** begin **

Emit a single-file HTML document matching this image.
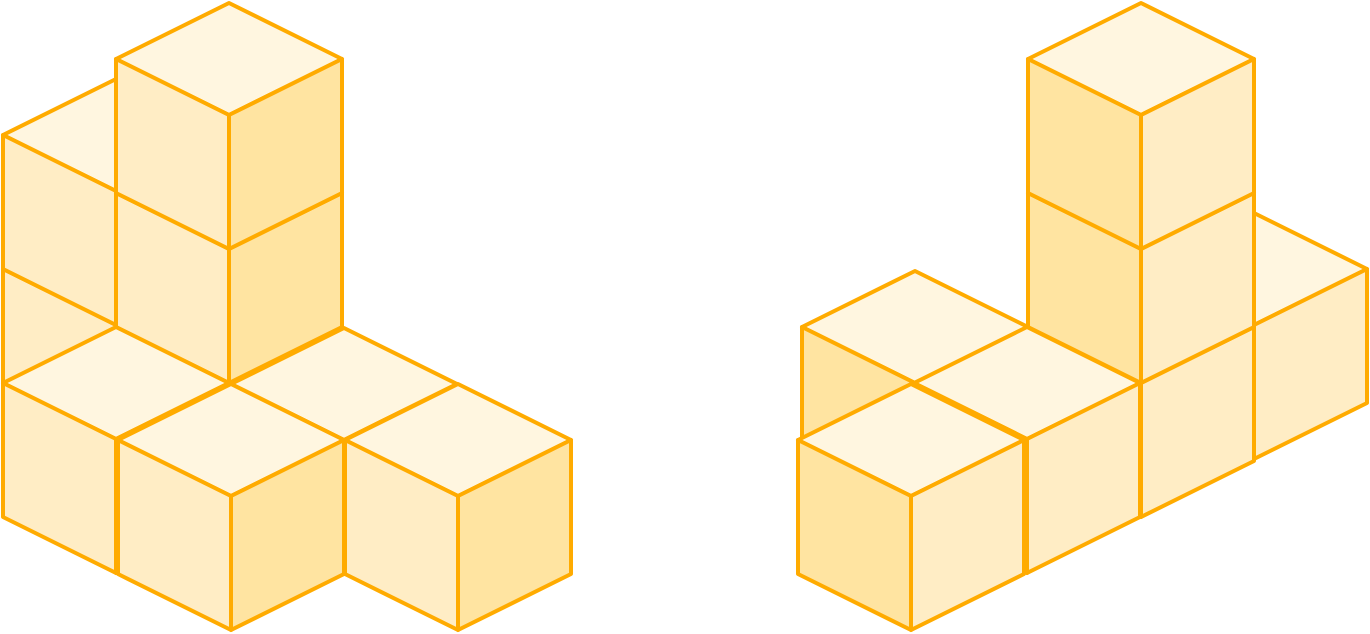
<!DOCTYPE html>
<html><head><meta charset="utf-8"><style>
html,body{margin:0;padding:0;background:#fff;}
svg{display:block}
</style></head><body>
<svg width="1370" height="634" viewBox="0 0 1370 634" xmlns="http://www.w3.org/2000/svg">
<defs>
<g id="A" stroke="#FFAB00" stroke-width="4" stroke-linejoin="round">
<polygon points="0,0 113,56 0,112 -113,56" fill="#FFF6E0"/>
<polygon points="-113,56 0,112 0,246 -113,190" fill="#FFEDC5"/>
<polygon points="0,112 113,56 113,190 0,246" fill="#FFE4A1"/>
</g>
<g id="B" stroke="#FFAB00" stroke-width="4" stroke-linejoin="round">
<polygon points="0,0 113,56 0,112 -113,56" fill="#FFF6E0"/>
<polygon points="-113,56 0,112 0,246 -113,190" fill="#FFE4A1"/>
<polygon points="0,112 113,56 113,190 0,246" fill="#FFEDC5"/>
</g>
</defs>
<!-- left figure -->
<use href="#A" x="116" y="213"/>
<use href="#A" x="116" y="79"/>
<use href="#A" x="229" y="137"/>
<use href="#A" x="229" y="3"/>
<use href="#A" x="344" y="328"/>
<use href="#A" x="116" y="327"/>
<use href="#A" x="231" y="384"/>
<use href="#A" x="458" y="384"/>
<!-- right figure -->
<use href="#B" x="1254" y="213"/>
<use href="#B" x="1141" y="271"/>
<use href="#B" x="1141" y="137"/>
<use href="#B" x="1141" y="3"/>
<use href="#B" x="915" y="271"/>
<use href="#B" x="1027" y="327"/>
<use href="#B" x="911" y="384"/>
</svg>
</body></html>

** end **

GOAL: From the material above, copy everything exactly but the pictures.

RESULT BELOW:
Emit a single-file HTML document matching this image.
<!DOCTYPE html>
<html><head><meta charset="utf-8"><style>
html,body{margin:0;padding:0;background:#fff;}
svg{display:block}
</style></head><body>
<svg width="1370" height="634" viewBox="0 0 1370 634" xmlns="http://www.w3.org/2000/svg">
<defs>
<g id="A" stroke="#FFAB00" stroke-width="4" stroke-linejoin="round">
<polygon points="0,0 113,56 0,112 -113,56" fill="#FFF6E0"/>
<polygon points="-113,56 0,112 0,246 -113,190" fill="#FFEDC5"/>
<polygon points="0,112 113,56 113,190 0,246" fill="#FFE4A1"/>
</g>
<g id="B" stroke="#FFAB00" stroke-width="4" stroke-linejoin="round">
<polygon points="0,0 113,56 0,112 -113,56" fill="#FFF6E0"/>
<polygon points="-113,56 0,112 0,246 -113,190" fill="#FFE4A1"/>
<polygon points="0,112 113,56 113,190 0,246" fill="#FFEDC5"/>
</g>
</defs>
<!-- left figure -->
<use href="#A" x="116" y="213"/>
<use href="#A" x="116" y="79"/>
<use href="#A" x="229" y="137"/>
<use href="#A" x="229" y="3"/>
<use href="#A" x="344" y="328"/>
<use href="#A" x="116" y="327"/>
<use href="#A" x="231" y="384"/>
<use href="#A" x="458" y="384"/>
<!-- right figure -->
<use href="#B" x="1254" y="213"/>
<use href="#B" x="1141" y="271"/>
<use href="#B" x="1141" y="137"/>
<use href="#B" x="1141" y="3"/>
<use href="#B" x="915" y="271"/>
<use href="#B" x="1027" y="327"/>
<use href="#B" x="911" y="384"/>
</svg>
</body></html>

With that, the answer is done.